🤖 AI Summary
To address the high performance overhead and vulnerability to anti-analysis techniques in dynamic program analysis, this paper proposes the first hardware-assisted dynamic binary analysis framework integrating a kernel module with a user-space library. Leveraging Intel’s Last Branch Record (LBR) and Branch Trace Store (BTS) mechanisms, the framework efficiently captures low-overhead, high-fidelity branch execution traces in kernel space and reconstructs precise control-flow graphs (CFGs). Compared to Intel Pin—a state-of-the-art tool—the average slowdown is reduced from 1053× to just 7× (over 150× speedup), while CFG reconstruction accuracy exceeds 99%. Crucially, the framework demonstrates strong robustness against both benign programs and adversarial samples.

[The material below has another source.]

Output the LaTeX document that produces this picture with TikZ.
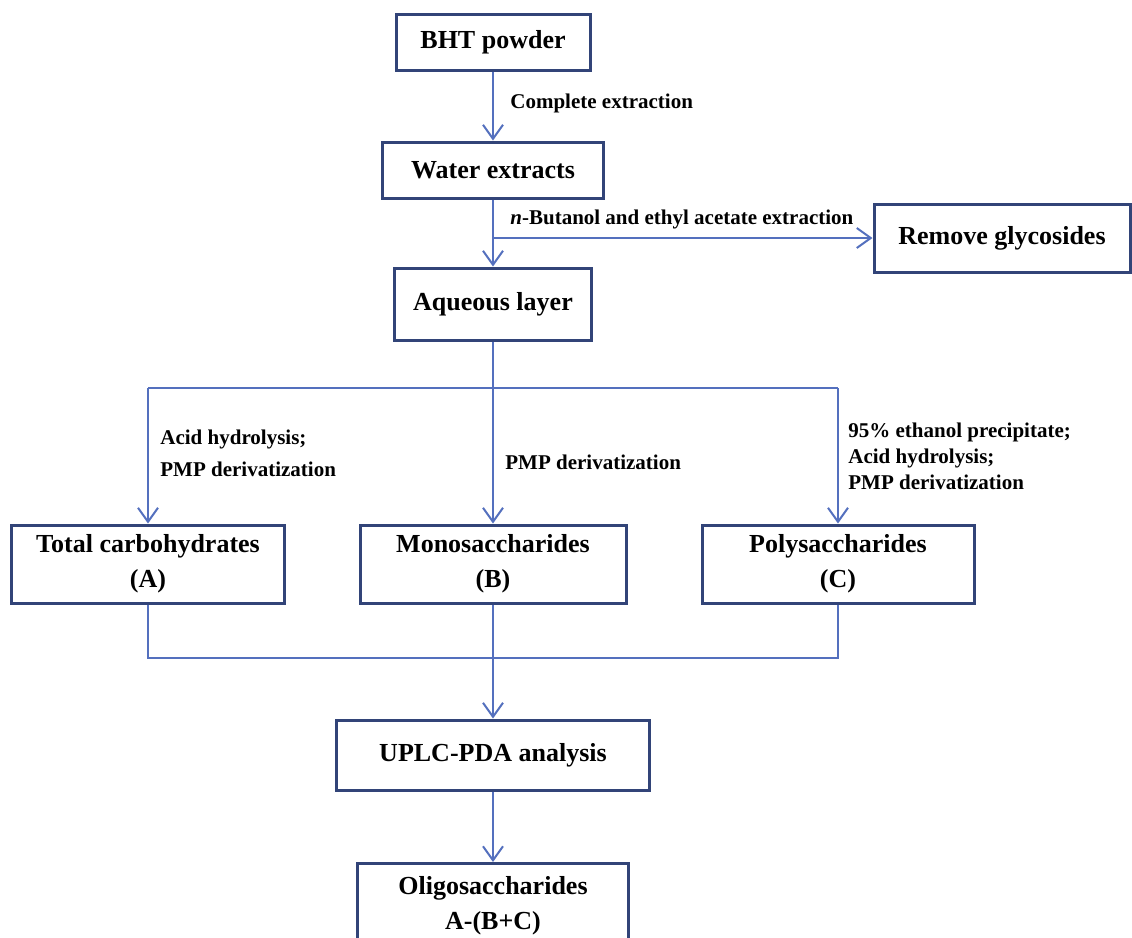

Its core contribution is the first OS kernel–user-space co-designed hardware tracing architecture, uniquely balancing efficiency, precision, and evasion resistance.
📝 Abstract
Dynamic program analysis is invaluable for malware detection, debugging, and performance profiling. However, software-based instrumentation incurs high overhead and can be evaded by anti-analysis techniques. In this paper, we propose LibIHT, a hardware-assisted tracing framework that leverages on-CPU branch tracing features (Intel Last Branch Record and Branch Trace Store) to efficiently capture program control-flow with minimal performance impact. Our approach reconstructs control-flow graphs (CFGs) by collecting hardware generated branch execution data in the kernel, preserving program behavior against evasive malware. We implement LibIHT as an OS kernel module and user-space library, and evaluate it on both benign benchmark programs and adversarial anti-instrumentation samples. Our results indicate that LibIHT reduces runtime overhead by over 150x compared to Intel Pin (7x vs 1,053x slowdowns), while achieving high fidelity in CFG reconstruction (capturing over 99% of execution basic blocks and edges). Although this hardware-assisted approach sacrifices the richer semantic detail available from full software instrumentation by capturing only branch addresses, this trade-off is acceptable for many applications where performance and low detectability are paramount. Our findings show that hardware-based tracing captures control flow information significantly faster, reduces detection risk and performs dynamic analysis with minimal interference.